> Given task
Reproduce the listing below exactly. Pictures do not belong in the copy.

(begin)

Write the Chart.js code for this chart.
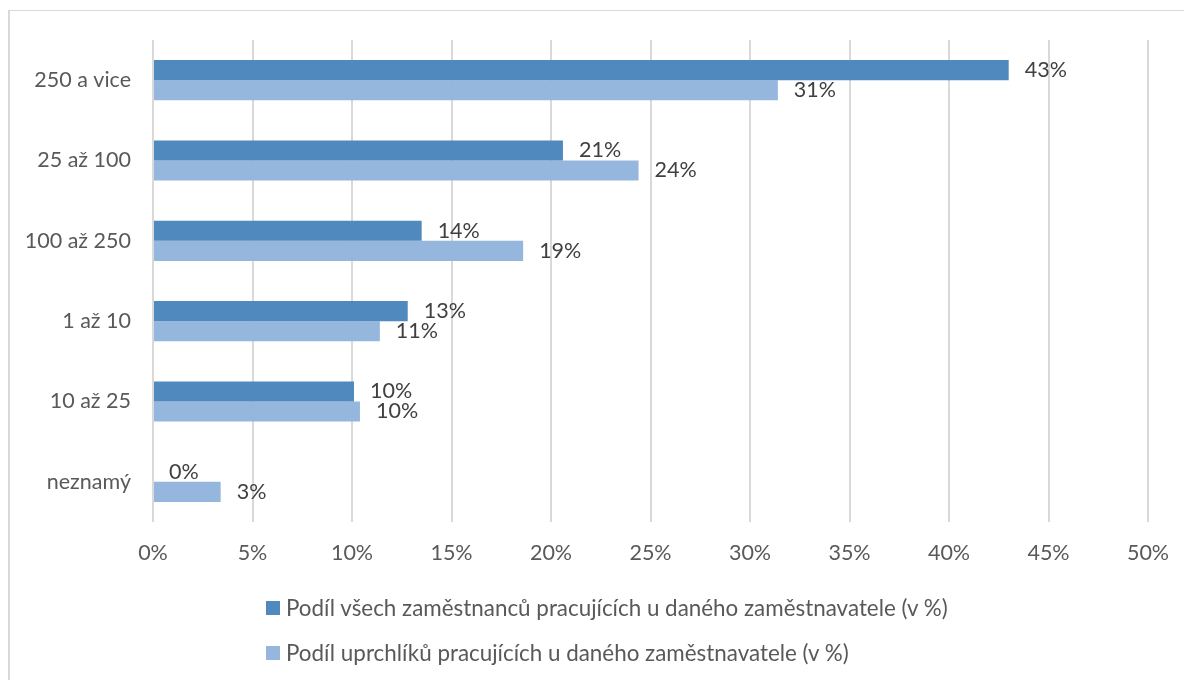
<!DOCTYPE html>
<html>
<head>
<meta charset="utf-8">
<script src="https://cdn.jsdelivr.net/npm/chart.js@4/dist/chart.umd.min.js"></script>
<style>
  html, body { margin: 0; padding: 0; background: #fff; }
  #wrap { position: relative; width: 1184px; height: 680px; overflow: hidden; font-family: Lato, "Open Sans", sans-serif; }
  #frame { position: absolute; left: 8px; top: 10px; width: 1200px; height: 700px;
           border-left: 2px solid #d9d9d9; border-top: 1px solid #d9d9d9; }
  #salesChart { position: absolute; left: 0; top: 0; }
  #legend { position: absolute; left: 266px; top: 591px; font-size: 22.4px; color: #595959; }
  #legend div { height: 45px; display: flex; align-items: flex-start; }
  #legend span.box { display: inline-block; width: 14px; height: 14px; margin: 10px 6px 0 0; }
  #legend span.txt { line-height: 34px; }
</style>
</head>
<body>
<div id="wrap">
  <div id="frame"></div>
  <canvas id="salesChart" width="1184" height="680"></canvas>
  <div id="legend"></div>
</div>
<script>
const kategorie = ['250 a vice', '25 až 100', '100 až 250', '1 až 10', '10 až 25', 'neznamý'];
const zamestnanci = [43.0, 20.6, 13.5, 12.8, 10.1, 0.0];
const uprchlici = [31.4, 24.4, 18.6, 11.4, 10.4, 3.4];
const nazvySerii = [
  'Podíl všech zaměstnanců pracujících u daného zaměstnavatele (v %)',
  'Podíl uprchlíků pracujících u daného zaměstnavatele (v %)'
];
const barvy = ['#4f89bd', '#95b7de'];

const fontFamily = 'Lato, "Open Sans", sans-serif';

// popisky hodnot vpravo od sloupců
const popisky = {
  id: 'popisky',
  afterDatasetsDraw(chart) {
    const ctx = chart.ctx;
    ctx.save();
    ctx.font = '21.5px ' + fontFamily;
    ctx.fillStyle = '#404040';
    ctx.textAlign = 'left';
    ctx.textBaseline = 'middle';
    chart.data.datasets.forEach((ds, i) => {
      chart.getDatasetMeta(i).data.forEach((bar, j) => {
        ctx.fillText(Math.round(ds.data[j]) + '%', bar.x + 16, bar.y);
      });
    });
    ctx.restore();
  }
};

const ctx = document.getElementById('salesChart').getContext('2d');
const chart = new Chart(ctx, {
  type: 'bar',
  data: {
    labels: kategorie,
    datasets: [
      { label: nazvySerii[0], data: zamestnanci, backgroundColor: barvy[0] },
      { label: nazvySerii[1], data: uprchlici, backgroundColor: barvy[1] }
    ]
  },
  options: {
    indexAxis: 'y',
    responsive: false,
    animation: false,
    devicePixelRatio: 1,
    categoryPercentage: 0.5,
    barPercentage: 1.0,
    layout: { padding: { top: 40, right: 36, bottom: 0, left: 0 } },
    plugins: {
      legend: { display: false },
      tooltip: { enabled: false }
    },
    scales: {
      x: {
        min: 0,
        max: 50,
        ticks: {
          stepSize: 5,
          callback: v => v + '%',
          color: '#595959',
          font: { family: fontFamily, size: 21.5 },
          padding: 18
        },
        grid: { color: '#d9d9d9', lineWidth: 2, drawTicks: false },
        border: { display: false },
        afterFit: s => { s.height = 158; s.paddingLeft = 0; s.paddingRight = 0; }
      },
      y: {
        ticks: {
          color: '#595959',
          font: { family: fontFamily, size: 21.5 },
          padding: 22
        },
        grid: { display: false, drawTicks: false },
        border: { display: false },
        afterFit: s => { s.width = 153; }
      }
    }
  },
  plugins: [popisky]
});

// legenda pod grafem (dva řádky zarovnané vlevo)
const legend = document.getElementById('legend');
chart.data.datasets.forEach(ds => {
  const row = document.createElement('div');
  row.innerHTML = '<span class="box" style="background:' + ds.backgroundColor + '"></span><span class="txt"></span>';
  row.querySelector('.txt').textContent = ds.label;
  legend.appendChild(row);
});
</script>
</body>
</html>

(end)

> Final result
Write the Chart.js code for this chart.
<!DOCTYPE html>
<html>
<head>
<meta charset="utf-8">
<script src="https://cdn.jsdelivr.net/npm/chart.js@4/dist/chart.umd.min.js"></script>
<style>
  html, body { margin: 0; padding: 0; background: #fff; }
  #wrap { position: relative; width: 1184px; height: 680px; overflow: hidden; font-family: Lato, "Open Sans", sans-serif; }
  #frame { position: absolute; left: 8px; top: 10px; width: 1200px; height: 700px;
           border-left: 2px solid #d9d9d9; border-top: 1px solid #d9d9d9; }
  #salesChart { position: absolute; left: 0; top: 0; }
  #legend { position: absolute; left: 266px; top: 591px; font-size: 22.4px; color: #595959; }
  #legend div { height: 45px; display: flex; align-items: flex-start; }
  #legend span.box { display: inline-block; width: 14px; height: 14px; margin: 10px 6px 0 0; }
  #legend span.txt { line-height: 34px; }
</style>
</head>
<body>
<div id="wrap">
  <div id="frame"></div>
  <canvas id="salesChart" width="1184" height="680"></canvas>
  <div id="legend"></div>
</div>
<script>
const kategorie = ['250 a vice', '25 až 100', '100 až 250', '1 až 10', '10 až 25', 'neznamý'];
const zamestnanci = [43.0, 20.6, 13.5, 12.8, 10.1, 0.0];
const uprchlici = [31.4, 24.4, 18.6, 11.4, 10.4, 3.4];
const nazvySerii = [
  'Podíl všech zaměstnanců pracujících u daného zaměstnavatele (v %)',
  'Podíl uprchlíků pracujících u daného zaměstnavatele (v %)'
];
const barvy = ['#4f89bd', '#95b7de'];

const fontFamily = 'Lato, "Open Sans", sans-serif';

// popisky hodnot vpravo od sloupců
const popisky = {
  id: 'popisky',
  afterDatasetsDraw(chart) {
    const ctx = chart.ctx;
    ctx.save();
    ctx.font = '21.5px ' + fontFamily;
    ctx.fillStyle = '#404040';
    ctx.textAlign = 'left';
    ctx.textBaseline = 'middle';
    chart.data.datasets.forEach((ds, i) => {
      chart.getDatasetMeta(i).data.forEach((bar, j) => {
        ctx.fillText(Math.round(ds.data[j]) + '%', bar.x + 16, bar.y);
      });
    });
    ctx.restore();
  }
};

const ctx = document.getElementById('salesChart').getContext('2d');
const chart = new Chart(ctx, {
  type: 'bar',
  data: {
    labels: kategorie,
    datasets: [
      { label: nazvySerii[0], data: zamestnanci, backgroundColor: barvy[0] },
      { label: nazvySerii[1], data: uprchlici, backgroundColor: barvy[1] }
    ]
  },
  options: {
    indexAxis: 'y',
    responsive: false,
    animation: false,
    devicePixelRatio: 1,
    categoryPercentage: 0.5,
    barPercentage: 1.0,
    layout: { padding: { top: 40, right: 36, bottom: 0, left: 0 } },
    plugins: {
      legend: { display: false },
      tooltip: { enabled: false }
    },
    scales: {
      x: {
        min: 0,
        max: 50,
        ticks: {
          stepSize: 5,
          callback: v => v + '%',
          color: '#595959',
          font: { family: fontFamily, size: 21.5 },
          padding: 18
        },
        grid: { color: '#d9d9d9', lineWidth: 2, drawTicks: false },
        border: { display: false },
        afterFit: s => { s.height = 158; s.paddingLeft = 0; s.paddingRight = 0; }
      },
      y: {
        ticks: {
          color: '#595959',
          font: { family: fontFamily, size: 21.5 },
          padding: 22
        },
        grid: { display: false, drawTicks: false },
        border: { display: false },
        afterFit: s => { s.width = 153; }
      }
    }
  },
  plugins: [popisky]
});

// legenda pod grafem (dva řádky zarovnané vlevo)
const legend = document.getElementById('legend');
chart.data.datasets.forEach(ds => {
  const row = document.createElement('div');
  row.innerHTML = '<span class="box" style="background:' + ds.backgroundColor + '"></span><span class="txt"></span>';
  row.querySelector('.txt').textContent = ds.label;
  legend.appendChild(row);
});
</script>
</body>
</html>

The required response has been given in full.